The Tay River was formed during the retreat of the Champlain Sea after the last ice age. The name given to it by the Mississauga First Nation, who controlled its territory at the time of the arrival of the first European settlers, appears to have not been recorded. They used its territory for hunting, especially in the winter, and likely harvested manoomin (wild rice) on some of its lakes, for instance Christie Lake. Early European settlers called it the Pike River; the name Tay replaced it at some time during the arrival of many Scottish settlers after the founding of the Perth Military Settlement in 1816, doubtless in reference to the River Tay in Scotland. The new name was already clearly established during the construction of numerous mills on the river in the 1820s, and the Tay Canal in the 1830s.

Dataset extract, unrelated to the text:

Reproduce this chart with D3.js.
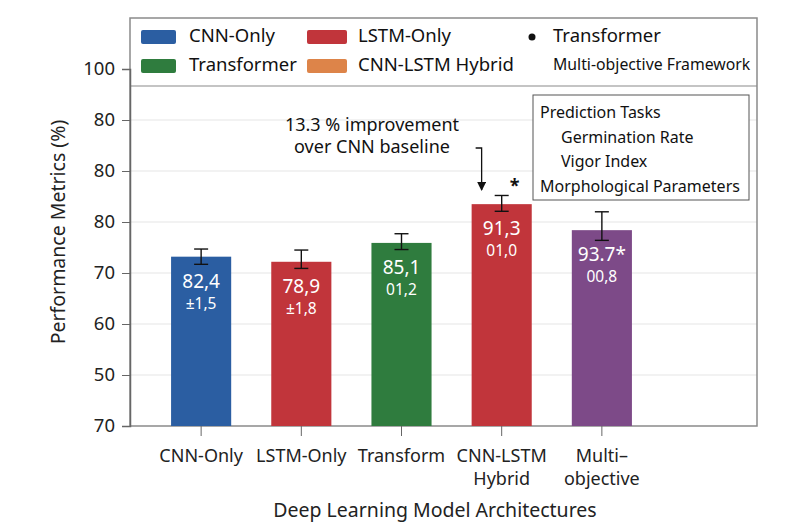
<!DOCTYPE html>
<html>
<head>
<meta charset="utf-8">
<script src="https://cdn.jsdelivr.net/npm/d3@7"></script>
<style>
  body { margin: 0; background: #fff; }
  text { font-family: "Noto Sans", "Open Sans", sans-serif; }
</style>
</head>
<body>
<div id="chart"></div>
<script>
// data
var categories = ["CNN-Only", "LSTM-Only", "Transform", "CNN-LSTM", "Multi-objective"];
var tickLines = [["CNN-Only"], ["LSTM-Only"], ["Transform"], ["CNN-LSTM", "Hybrid"], ["Multi–", "objective"]];
var values = [73.2, 72.2, 75.9, 83.5, 78.4];
var errHigh = [74.7, 74.5, 77.7, 85.2, 82.0];
var errLow = [71.7, 70.9, 74.6, 82.1, 76.4];
var valueLabels = ["82,4", "78,9", "85,1", "91,3", "93.7*"];
var errLabels = ["±1,5", "±1,8", "01,2", "01,0", "00,8"];
var barColors = ["#2b5ea2", "#c1353b", "#2f7c3e", "#c1353b", "#7d4a88"];
var yTickValues = [40, 50, 60, 70, 80, 90, 100, 110];
var yTickLabels = ["70", "50", "60", "70", "80", "80", "80", "100"];
var legendSwatches = [
  { label: "CNN-Only", color: "#2b5ea2" },
  { label: "LSTM-Only", color: "#c1353b" },
  { label: "Transformer", color: "#2f7c3e" },
  { label: "CNN-LSTM Hybrid", color: "#dd8449" },
];
var taskLines = ["Prediction Tasks", "Germination Rate", "Vigor Index", "Morphological Parameters"];

var chart = {
  width: 789,
  height: 527,
  top: 18,
  right: 757,
  bottom: 426,
  left: 130,
  legendBottom: 86,
};

var svg = d3
  .select("#chart")
  .append("svg")
  .attr("width", chart.width)
  .attr("height", chart.height);

var x = d3
  .scaleBand()
  .domain(categories)
  .range([chart.left, 673])
  .paddingInner(0.4)
  .paddingOuter(0.41);

var y = d3
  .scaleLinear()
  .domain([40, 110])
  .range([chart.bottom, 69]);

/* gridlines */
svg
  .append("g")
  .selectAll("line")
  .data(yTickValues.filter((v) => v > 40 && v < 110))
  .join("line")
  .attr("x1", chart.left)
  .attr("x2", chart.right)
  .attr("y1", (d) => y(d))
  .attr("y2", (d) => y(d))
  .attr("stroke", "#e6e6e6")
  .attr("stroke-width", 1.2);

/* frame */
svg
  .append("rect")
  .attr("x", chart.left)
  .attr("y", chart.top)
  .attr("width", chart.right - chart.left)
  .attr("height", chart.bottom - chart.top)
  .attr("fill", "none")
  .attr("stroke", "#8a8a8a")
  .attr("stroke-width", 1.5);

svg
  .append("line")
  .attr("x1", chart.left)
  .attr("x2", chart.right)
  .attr("y1", chart.legendBottom)
  .attr("y2", chart.legendBottom)
  .attr("stroke", "#8a8a8a")
  .attr("stroke-width", 1.2);

/* y axis */
var yAxis = (g) =>
  g
    .attr("transform", `translate(${chart.left}, 0)`)
    .call(
      d3.axisLeft(y)
        .tickValues(yTickValues)
        .tickSize(8)
        .tickPadding(7)
        .tickFormat((d, i) => yTickLabels[i])
    )
    .call((g) => g.select(".domain").attr("stroke", "#666").attr("stroke-width", 1.5))
    .call((g) => g.selectAll(".tick line").attr("stroke", "#666"))
    .call((g) =>
      g.selectAll(".tick text")
        .attr("fill", "#222")
        .style("font-size", "18.5px")
        .style("font-family", "'Noto Sans', sans-serif")
    );

svg.append("g").call(yAxis);

svg
  .append("text")
  .attr("transform", "translate(60, 232) rotate(-90)")
  .attr("text-anchor", "middle")
  .attr("dominant-baseline", "middle")
  .attr("fill", "#222")
  .style("font-size", "19.5px")
  .text("Performance Metrics (%)");

/* x axis ticks and labels */
var xg = svg.append("g");

xg.selectAll("line")
  .data(categories)
  .join("line")
  .attr("x1", (d) => x(d) + x.bandwidth() / 2)
  .attr("x2", (d) => x(d) + x.bandwidth() / 2)
  .attr("y1", chart.bottom)
  .attr("y2", chart.bottom + 10)
  .attr("stroke", "#666");

xg.selectAll("text")
  .data(categories)
  .join("text")
  .attr("x", (d) => x(d) + x.bandwidth() / 2)
  .attr("y", 462)
  .attr("text-anchor", "middle")
  .attr("fill", "#222")
  .style("font-size", "18px")
  .each(function (d, i) {
    d3.select(this)
      .selectAll("tspan")
      .data(tickLines[i])
      .join("tspan")
      .attr("x", x(d) + x.bandwidth() / 2)
      .attr("dy", (t, j) => (j === 0 ? 0 : 23))
      .text((t) => t);
  });

svg
  .append("text")
  .attr("x", 435)
  .attr("y", 517)
  .attr("text-anchor", "middle")
  .attr("fill", "#222")
  .style("font-size", "19.5px")
  .text("Deep Learning Model Architectures");

/* bars */
svg
  .append("g")
  .selectAll("rect")
  .data(categories)
  .join("rect")
  .attr("x", (d) => x(d))
  .attr("y", (d, i) => y(values[i]))
  .attr("width", x.bandwidth())
  .attr("height", (d, i) => y(40) - y(values[i]))
  .attr("fill", (d, i) => barColors[i]);

/* error bars */
var eb = svg
  .append("g")
  .attr("stroke", "#111")
  .attr("stroke-width", 1.4)
  .selectAll("g")
  .data(categories)
  .join("g");

eb.append("line")
  .attr("x1", (d) => x(d) + x.bandwidth() / 2)
  .attr("x2", (d) => x(d) + x.bandwidth() / 2)
  .attr("y1", (d, i) => y(errLow[i]))
  .attr("y2", (d, i) => y(errHigh[i]));

eb.append("line")
  .attr("x1", (d) => x(d) + x.bandwidth() / 2 - 7)
  .attr("x2", (d) => x(d) + x.bandwidth() / 2 + 7)
  .attr("y1", (d, i) => y(errLow[i]))
  .attr("y2", (d, i) => y(errLow[i]));

eb.append("line")
  .attr("x1", (d) => x(d) + x.bandwidth() / 2 - 7)
  .attr("x2", (d) => x(d) + x.bandwidth() / 2 + 7)
  .attr("y1", (d, i) => y(errHigh[i]))
  .attr("y2", (d, i) => y(errHigh[i]));

/* value labels inside bars */
var labels = svg.append("g").attr("fill", "#fff").attr("text-anchor", "middle");

labels
  .selectAll(".val")
  .data(categories)
  .join("text")
  .attr("class", "val")
  .attr("x", (d) => x(d) + x.bandwidth() / 2)
  .attr("y", (d, i) => y(values[i]) + 31)
  .style("font-size", "19px")
  .text((d, i) => valueLabels[i]);

labels
  .selectAll(".err")
  .data(categories)
  .join("text")
  .attr("class", "err")
  .attr("x", (d) => x(d) + x.bandwidth() / 2)
  .attr("y", (d, i) => y(values[i]) + 52)
  .style("font-size", "15.5px")
  .text((d, i) => errLabels[i]);

/* annotation with arrow */
var hybrid = categories[3];
var arrowX = x(hybrid) + 10;

svg
  .append("defs")
  .append("marker")
  .attr("id", "arrow")
  .attr("viewBox", "0 0 10 10")
  .attr("refX", 9)
  .attr("refY", 5)
  .attr("markerWidth", 7)
  .attr("markerHeight", 7)
  .attr("orient", "auto")
  .append("path")
  .attr("d", "M0,0 L10,5 L0,10 Z")
  .attr("fill", "#111");

svg
  .append("path")
  .attr("d", `M${arrowX - 6},148 L${arrowX},148 L${arrowX},190`)
  .attr("fill", "none")
  .attr("stroke", "#111")
  .attr("stroke-width", 1.3)
  .attr("marker-end", "url(#arrow)");

svg
  .append("text")
  .attr("x", 372)
  .attr("y", 131)
  .attr("text-anchor", "middle")
  .attr("fill", "#111")
  .style("font-size", "18px")
  .text("13.3 % improvement");

svg
  .append("text")
  .attr("x", 372)
  .attr("y", 153)
  .attr("text-anchor", "middle")
  .attr("fill", "#111")
  .style("font-size", "18px")
  .text("over CNN baseline");

svg
  .append("text")
  .attr("x", x(hybrid) + x.bandwidth() / 2 + 13)
  .attr("y", 192)
  .attr("text-anchor", "middle")
  .attr("fill", "#111")
  .style("font-size", "18px")
  .style("font-weight", "bold")
  .text("*");

/* prediction tasks box */
svg
  .append("rect")
  .attr("x", 533)
  .attr("y", 95)
  .attr("width", 216)
  .attr("height", 105)
  .attr("fill", "#fff")
  .attr("stroke", "#555")
  .attr("stroke-width", 1);

svg
  .append("g")
  .selectAll("text")
  .data(taskLines)
  .join("text")
  .attr("x", (d, i) => (i === 1 || i === 2 ? 561 : 540))
  .attr("y", (d, i) => 118 + i * 24.5)
  .attr("fill", "#111")
  .style("font-size", "16px")
  .text((d) => d);

/* legend */
var legend = svg.append("g");

legend
  .selectAll("rect")
  .data(legendSwatches)
  .join("rect")
  .attr("x", (d, i) => (i % 2 === 0 ? 141 : 307))
  .attr("y", (d, i) => (i < 2 ? 30 : 59))
  .attr("width", (d, i) => (i % 2 === 0 ? 35 : 40))
  .attr("height", 14)
  .attr("rx", 2)
  .attr("fill", (d) => d.color);

legend
  .selectAll("text")
  .data(legendSwatches)
  .join("text")
  .attr("x", (d, i) => (i % 2 === 0 ? 189 : 358))
  .attr("y", (d, i) => (i < 2 ? 37 : 66))
  .attr("dominant-baseline", "middle")
  .attr("fill", "#111")
  .style("font-size", "18.5px")
  .text((d) => d.label);

legend
  .append("circle")
  .attr("cx", 532)
  .attr("cy", 37)
  .attr("r", 3.5)
  .attr("fill", "#111");

legend
  .append("text")
  .attr("x", 553)
  .attr("y", 37)
  .attr("dominant-baseline", "middle")
  .attr("fill", "#111")
  .style("font-size", "18.5px")
  .text("Transformer");

legend
  .append("text")
  .attr("x", 553)
  .attr("y", 66)
  .attr("dominant-baseline", "middle")
  .attr("fill", "#111")
  .style("font-size", "15.8px")
  .text("Multi-objective Framework");
</script>
</body>
</html>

Mills on the Tay, the Tay Canal, and more broadly the resultant access to the Rideau Canal system provided important commercial connections from Frontenac and Lanark Counties to Ottawa and markets beyond, in particular for logging. Dams on the upper Tay created lakes (e.g. Bobs Lake) that were reservoirs of water for the Rideau Canal at the time, and are important to cottagers and seasonal residents today.

Following municipal amalgamation in Ontario in 1998, the river has provided its name to the municipality of Tay Valley, Ontario, even though the municipality neither wholly contains, nor is wholly contained by, the Tay River watershed.